I don’t see the problem here. Either religion might rightfully ask that a choice be made. Rev. Holmes’ cited defense is accurate as far as it goes, but after she asserts that the Christian God and Allah are the same “God of Abraham”, her defense weakens considerably.
As a Christian she accepts Christ as the Savior, the Messiah. As a Muslim—not so much. I don’t think Muhammad carries that Savior or Messiah moniker, so on some level she would be preaching from both sides of her cassock. I think this is a bit more complicated issue than holding dual citizenship.

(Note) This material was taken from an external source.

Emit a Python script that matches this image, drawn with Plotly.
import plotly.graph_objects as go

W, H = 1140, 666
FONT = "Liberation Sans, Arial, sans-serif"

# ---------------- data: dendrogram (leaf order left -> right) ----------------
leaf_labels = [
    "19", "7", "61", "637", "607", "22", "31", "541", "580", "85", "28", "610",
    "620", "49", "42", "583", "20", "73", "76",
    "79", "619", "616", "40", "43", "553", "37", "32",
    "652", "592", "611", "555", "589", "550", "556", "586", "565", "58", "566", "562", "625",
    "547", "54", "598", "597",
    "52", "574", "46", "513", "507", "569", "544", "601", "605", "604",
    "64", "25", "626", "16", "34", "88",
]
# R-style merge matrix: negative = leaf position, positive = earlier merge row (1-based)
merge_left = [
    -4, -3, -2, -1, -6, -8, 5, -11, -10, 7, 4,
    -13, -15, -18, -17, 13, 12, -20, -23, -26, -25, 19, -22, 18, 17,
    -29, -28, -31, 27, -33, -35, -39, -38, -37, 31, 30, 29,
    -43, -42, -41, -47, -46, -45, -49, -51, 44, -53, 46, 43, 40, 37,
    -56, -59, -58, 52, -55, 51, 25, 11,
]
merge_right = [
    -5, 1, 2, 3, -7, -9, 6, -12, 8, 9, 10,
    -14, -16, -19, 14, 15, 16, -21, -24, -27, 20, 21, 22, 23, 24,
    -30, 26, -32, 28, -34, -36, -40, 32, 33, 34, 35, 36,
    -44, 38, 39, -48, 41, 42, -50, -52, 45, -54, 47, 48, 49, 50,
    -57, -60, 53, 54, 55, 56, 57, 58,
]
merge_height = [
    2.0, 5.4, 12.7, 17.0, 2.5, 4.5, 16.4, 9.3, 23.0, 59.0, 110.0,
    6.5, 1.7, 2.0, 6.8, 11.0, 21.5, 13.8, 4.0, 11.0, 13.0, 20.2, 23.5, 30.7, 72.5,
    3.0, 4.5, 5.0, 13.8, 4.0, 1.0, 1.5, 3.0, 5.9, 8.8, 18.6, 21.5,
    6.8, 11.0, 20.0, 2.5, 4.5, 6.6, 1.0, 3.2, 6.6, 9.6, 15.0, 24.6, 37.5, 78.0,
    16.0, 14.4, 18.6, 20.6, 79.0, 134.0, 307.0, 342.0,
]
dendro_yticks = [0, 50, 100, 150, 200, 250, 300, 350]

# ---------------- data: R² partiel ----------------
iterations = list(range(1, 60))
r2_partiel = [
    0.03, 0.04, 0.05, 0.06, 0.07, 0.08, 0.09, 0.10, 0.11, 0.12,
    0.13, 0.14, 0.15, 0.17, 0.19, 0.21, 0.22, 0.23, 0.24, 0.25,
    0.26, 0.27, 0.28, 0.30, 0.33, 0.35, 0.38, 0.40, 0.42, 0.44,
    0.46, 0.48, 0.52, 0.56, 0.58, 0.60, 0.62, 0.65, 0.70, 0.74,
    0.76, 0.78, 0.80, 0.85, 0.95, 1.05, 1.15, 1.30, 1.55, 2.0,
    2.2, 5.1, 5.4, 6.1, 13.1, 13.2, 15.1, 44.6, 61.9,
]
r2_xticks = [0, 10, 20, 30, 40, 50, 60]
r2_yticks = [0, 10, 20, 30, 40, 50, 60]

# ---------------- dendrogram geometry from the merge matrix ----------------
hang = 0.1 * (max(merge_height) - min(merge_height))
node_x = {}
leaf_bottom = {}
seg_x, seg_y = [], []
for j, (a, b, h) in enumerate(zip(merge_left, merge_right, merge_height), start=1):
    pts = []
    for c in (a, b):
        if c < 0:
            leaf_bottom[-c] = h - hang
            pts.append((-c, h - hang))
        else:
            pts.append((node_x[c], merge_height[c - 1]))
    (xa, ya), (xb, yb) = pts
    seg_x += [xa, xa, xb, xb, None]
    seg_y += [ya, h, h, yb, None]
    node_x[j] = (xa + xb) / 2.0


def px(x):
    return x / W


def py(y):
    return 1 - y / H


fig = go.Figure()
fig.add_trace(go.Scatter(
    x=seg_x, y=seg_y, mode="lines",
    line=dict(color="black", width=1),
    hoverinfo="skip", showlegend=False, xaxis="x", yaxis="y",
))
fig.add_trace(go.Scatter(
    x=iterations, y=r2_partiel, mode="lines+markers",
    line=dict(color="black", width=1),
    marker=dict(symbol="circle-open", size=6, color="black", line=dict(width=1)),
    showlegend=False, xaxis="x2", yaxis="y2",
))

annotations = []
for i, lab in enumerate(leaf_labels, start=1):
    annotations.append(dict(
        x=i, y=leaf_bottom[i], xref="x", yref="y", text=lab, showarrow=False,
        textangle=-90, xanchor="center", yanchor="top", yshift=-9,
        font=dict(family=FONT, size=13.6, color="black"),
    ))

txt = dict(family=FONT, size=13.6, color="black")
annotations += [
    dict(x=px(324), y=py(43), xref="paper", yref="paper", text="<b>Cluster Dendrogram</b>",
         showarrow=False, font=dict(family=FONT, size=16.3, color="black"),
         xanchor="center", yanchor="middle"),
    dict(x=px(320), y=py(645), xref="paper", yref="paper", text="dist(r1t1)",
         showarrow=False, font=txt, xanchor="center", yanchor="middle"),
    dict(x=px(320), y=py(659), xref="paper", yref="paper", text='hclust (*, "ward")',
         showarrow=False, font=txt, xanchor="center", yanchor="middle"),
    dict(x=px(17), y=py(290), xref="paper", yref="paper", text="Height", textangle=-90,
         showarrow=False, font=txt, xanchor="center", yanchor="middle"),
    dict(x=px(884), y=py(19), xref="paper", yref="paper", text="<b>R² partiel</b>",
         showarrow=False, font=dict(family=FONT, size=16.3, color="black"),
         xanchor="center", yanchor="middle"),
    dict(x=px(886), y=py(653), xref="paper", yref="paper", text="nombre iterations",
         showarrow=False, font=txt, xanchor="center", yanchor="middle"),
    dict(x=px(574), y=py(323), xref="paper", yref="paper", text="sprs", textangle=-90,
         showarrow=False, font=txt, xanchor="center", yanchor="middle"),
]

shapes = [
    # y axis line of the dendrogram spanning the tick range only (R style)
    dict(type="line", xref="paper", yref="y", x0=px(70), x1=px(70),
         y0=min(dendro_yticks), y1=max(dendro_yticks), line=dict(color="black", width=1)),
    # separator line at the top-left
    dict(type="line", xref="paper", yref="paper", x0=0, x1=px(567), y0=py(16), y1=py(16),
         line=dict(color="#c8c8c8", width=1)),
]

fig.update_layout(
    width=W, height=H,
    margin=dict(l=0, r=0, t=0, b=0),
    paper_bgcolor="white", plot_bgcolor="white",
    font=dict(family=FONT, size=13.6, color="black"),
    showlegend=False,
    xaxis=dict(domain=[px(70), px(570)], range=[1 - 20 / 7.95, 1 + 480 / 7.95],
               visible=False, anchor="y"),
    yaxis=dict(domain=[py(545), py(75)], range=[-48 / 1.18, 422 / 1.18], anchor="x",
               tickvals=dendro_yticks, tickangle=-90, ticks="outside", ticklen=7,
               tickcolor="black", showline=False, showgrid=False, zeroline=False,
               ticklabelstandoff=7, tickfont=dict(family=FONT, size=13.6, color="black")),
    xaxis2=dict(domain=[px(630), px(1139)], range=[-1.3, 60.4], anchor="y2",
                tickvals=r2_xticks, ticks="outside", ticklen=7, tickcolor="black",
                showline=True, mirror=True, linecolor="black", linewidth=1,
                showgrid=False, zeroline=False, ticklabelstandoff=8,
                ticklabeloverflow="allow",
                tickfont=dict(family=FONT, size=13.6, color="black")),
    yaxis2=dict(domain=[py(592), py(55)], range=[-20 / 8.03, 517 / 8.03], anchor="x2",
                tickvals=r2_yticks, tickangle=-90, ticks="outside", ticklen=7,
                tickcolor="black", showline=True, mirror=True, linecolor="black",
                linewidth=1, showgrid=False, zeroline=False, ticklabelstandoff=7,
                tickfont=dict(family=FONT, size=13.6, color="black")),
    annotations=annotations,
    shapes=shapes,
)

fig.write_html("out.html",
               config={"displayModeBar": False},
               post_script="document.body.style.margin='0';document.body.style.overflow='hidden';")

To use a sports metaphor, Christianity and Islam my be teams in the same sport and perhaps even the same league, but they are definitely in different divisions. Asking the Reverend to choose one team or the other to play on seems appropriate to me.
Maybe there would be more understanding among religions if cross-ordination were available, but I don’t think religious leaders have any interest in fostering understanding. They seem to be more interested in protecting their respective “territories.”
JT,
You sure are an early riser.
Posting at 5am? You’re insane.
The Turley media empire never sleeps.